▶ _Exercise objective_:
Retype everything from the line that contains "Write the Plotly code for this chart." down to the line that contains "fig = go.Figure()", inclusive, without altering or adding anything.

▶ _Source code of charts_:
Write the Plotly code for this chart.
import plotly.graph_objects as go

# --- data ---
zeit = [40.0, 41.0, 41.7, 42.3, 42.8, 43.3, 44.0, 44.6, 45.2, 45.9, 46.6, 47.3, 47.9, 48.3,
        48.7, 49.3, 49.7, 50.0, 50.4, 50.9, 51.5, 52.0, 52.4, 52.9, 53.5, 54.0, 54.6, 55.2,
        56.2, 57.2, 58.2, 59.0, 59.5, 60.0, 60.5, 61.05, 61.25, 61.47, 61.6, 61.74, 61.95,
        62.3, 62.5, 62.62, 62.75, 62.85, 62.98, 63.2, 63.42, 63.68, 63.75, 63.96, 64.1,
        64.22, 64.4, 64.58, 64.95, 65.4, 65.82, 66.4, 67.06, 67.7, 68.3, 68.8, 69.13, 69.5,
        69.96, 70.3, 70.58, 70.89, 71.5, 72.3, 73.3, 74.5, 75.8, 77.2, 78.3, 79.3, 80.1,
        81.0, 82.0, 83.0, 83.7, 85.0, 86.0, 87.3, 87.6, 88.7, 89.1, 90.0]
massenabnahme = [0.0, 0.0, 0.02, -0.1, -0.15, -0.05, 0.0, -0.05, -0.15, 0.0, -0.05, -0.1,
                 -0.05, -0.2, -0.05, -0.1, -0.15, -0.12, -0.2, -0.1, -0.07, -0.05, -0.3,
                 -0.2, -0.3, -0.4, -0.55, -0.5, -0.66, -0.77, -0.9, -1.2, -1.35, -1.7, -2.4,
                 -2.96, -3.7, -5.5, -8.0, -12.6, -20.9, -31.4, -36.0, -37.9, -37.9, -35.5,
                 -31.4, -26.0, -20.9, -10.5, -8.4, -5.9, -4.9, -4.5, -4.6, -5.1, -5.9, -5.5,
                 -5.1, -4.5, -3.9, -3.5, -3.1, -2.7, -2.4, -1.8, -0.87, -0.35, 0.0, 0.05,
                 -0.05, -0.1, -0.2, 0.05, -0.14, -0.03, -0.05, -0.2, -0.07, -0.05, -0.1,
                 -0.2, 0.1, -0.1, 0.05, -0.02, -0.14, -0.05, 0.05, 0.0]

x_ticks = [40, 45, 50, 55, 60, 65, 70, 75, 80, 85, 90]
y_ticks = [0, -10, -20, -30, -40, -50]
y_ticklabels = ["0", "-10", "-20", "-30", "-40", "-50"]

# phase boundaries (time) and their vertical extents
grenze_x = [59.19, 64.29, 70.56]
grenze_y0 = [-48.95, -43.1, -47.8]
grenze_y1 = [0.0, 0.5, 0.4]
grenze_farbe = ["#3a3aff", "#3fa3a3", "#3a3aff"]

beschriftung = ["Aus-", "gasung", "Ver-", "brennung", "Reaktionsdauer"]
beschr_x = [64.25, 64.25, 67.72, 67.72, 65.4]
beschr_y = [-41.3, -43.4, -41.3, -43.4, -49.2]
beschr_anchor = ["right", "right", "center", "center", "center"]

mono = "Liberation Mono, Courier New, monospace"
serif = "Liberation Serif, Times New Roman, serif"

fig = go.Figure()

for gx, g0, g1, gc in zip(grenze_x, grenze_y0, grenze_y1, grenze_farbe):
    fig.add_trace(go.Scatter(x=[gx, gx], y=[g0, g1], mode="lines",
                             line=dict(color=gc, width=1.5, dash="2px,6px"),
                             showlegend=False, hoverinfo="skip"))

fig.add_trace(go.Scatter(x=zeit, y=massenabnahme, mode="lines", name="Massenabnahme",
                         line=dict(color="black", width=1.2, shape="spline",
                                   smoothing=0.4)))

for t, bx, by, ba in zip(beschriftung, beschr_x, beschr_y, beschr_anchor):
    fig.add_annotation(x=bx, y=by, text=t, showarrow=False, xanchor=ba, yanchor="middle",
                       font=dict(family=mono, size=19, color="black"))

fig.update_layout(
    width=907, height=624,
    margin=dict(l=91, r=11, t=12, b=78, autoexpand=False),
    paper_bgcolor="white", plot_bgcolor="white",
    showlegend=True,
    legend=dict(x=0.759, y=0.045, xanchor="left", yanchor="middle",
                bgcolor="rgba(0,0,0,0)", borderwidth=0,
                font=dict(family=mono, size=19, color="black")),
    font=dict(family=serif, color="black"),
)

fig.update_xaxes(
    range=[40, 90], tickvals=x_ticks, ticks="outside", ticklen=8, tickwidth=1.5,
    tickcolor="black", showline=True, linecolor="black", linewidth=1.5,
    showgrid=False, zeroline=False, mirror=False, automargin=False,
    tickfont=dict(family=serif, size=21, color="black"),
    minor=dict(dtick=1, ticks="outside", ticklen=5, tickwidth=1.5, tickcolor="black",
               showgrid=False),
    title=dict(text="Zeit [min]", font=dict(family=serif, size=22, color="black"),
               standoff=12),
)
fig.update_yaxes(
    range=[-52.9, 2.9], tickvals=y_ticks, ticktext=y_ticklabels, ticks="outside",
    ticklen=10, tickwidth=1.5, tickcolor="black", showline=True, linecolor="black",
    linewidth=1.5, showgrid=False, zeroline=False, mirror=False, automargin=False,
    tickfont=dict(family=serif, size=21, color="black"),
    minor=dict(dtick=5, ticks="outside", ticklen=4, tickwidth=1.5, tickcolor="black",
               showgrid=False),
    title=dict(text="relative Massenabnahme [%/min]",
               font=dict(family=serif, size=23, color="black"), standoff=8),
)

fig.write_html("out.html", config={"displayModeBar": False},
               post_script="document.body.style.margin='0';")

---

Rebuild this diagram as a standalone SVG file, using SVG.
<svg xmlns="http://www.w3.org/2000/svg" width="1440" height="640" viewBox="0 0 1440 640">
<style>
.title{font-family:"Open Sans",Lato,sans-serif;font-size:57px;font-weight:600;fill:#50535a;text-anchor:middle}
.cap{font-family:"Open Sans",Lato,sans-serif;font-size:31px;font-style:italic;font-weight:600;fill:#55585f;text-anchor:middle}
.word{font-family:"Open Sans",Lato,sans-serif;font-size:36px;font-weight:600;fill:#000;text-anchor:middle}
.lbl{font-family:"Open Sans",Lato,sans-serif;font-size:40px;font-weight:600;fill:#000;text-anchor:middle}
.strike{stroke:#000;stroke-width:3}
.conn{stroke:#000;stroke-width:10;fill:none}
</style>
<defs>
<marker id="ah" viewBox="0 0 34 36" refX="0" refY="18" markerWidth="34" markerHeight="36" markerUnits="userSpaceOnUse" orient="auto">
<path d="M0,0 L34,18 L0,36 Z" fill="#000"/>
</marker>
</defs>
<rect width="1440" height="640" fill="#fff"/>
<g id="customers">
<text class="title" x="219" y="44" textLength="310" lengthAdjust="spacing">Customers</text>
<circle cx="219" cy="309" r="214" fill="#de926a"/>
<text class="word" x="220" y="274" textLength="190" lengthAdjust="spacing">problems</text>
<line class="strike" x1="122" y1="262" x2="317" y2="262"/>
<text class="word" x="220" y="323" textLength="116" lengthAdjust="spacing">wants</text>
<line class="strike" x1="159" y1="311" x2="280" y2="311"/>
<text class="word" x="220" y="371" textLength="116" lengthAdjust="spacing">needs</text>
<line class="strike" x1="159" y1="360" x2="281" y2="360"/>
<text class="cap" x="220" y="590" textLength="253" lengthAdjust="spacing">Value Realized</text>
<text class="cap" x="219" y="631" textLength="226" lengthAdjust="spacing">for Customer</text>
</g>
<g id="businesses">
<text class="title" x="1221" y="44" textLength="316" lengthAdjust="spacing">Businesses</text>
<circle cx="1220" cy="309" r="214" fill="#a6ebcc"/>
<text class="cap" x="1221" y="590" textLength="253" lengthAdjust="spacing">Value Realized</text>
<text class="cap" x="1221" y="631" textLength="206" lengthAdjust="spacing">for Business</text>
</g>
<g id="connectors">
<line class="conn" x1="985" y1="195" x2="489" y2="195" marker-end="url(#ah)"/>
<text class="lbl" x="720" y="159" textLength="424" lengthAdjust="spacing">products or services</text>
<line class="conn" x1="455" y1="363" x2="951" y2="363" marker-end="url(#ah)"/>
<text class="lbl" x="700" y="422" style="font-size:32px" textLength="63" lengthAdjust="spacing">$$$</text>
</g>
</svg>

▶ _Written answer_:
Write the Plotly code for this chart.
import plotly.graph_objects as go

# --- data ---
zeit = [40.0, 41.0, 41.7, 42.3, 42.8, 43.3, 44.0, 44.6, 45.2, 45.9, 46.6, 47.3, 47.9, 48.3,
        48.7, 49.3, 49.7, 50.0, 50.4, 50.9, 51.5, 52.0, 52.4, 52.9, 53.5, 54.0, 54.6, 55.2,
        56.2, 57.2, 58.2, 59.0, 59.5, 60.0, 60.5, 61.05, 61.25, 61.47, 61.6, 61.74, 61.95,
        62.3, 62.5, 62.62, 62.75, 62.85, 62.98, 63.2, 63.42, 63.68, 63.75, 63.96, 64.1,
        64.22, 64.4, 64.58, 64.95, 65.4, 65.82, 66.4, 67.06, 67.7, 68.3, 68.8, 69.13, 69.5,
        69.96, 70.3, 70.58, 70.89, 71.5, 72.3, 73.3, 74.5, 75.8, 77.2, 78.3, 79.3, 80.1,
        81.0, 82.0, 83.0, 83.7, 85.0, 86.0, 87.3, 87.6, 88.7, 89.1, 90.0]
massenabnahme = [0.0, 0.0, 0.02, -0.1, -0.15, -0.05, 0.0, -0.05, -0.15, 0.0, -0.05, -0.1,
                 -0.05, -0.2, -0.05, -0.1, -0.15, -0.12, -0.2, -0.1, -0.07, -0.05, -0.3,
                 -0.2, -0.3, -0.4, -0.55, -0.5, -0.66, -0.77, -0.9, -1.2, -1.35, -1.7, -2.4,
                 -2.96, -3.7, -5.5, -8.0, -12.6, -20.9, -31.4, -36.0, -37.9, -37.9, -35.5,
                 -31.4, -26.0, -20.9, -10.5, -8.4, -5.9, -4.9, -4.5, -4.6, -5.1, -5.9, -5.5,
                 -5.1, -4.5, -3.9, -3.5, -3.1, -2.7, -2.4, -1.8, -0.87, -0.35, 0.0, 0.05,
                 -0.05, -0.1, -0.2, 0.05, -0.14, -0.03, -0.05, -0.2, -0.07, -0.05, -0.1,
                 -0.2, 0.1, -0.1, 0.05, -0.02, -0.14, -0.05, 0.05, 0.0]

x_ticks = [40, 45, 50, 55, 60, 65, 70, 75, 80, 85, 90]
y_ticks = [0, -10, -20, -30, -40, -50]
y_ticklabels = ["0", "-10", "-20", "-30", "-40", "-50"]

# phase boundaries (time) and their vertical extents
grenze_x = [59.19, 64.29, 70.56]
grenze_y0 = [-48.95, -43.1, -47.8]
grenze_y1 = [0.0, 0.5, 0.4]
grenze_farbe = ["#3a3aff", "#3fa3a3", "#3a3aff"]

beschriftung = ["Aus-", "gasung", "Ver-", "brennung", "Reaktionsdauer"]
beschr_x = [64.25, 64.25, 67.72, 67.72, 65.4]
beschr_y = [-41.3, -43.4, -41.3, -43.4, -49.2]
beschr_anchor = ["right", "right", "center", "center", "center"]

mono = "Liberation Mono, Courier New, monospace"
serif = "Liberation Serif, Times New Roman, serif"

fig = go.Figure()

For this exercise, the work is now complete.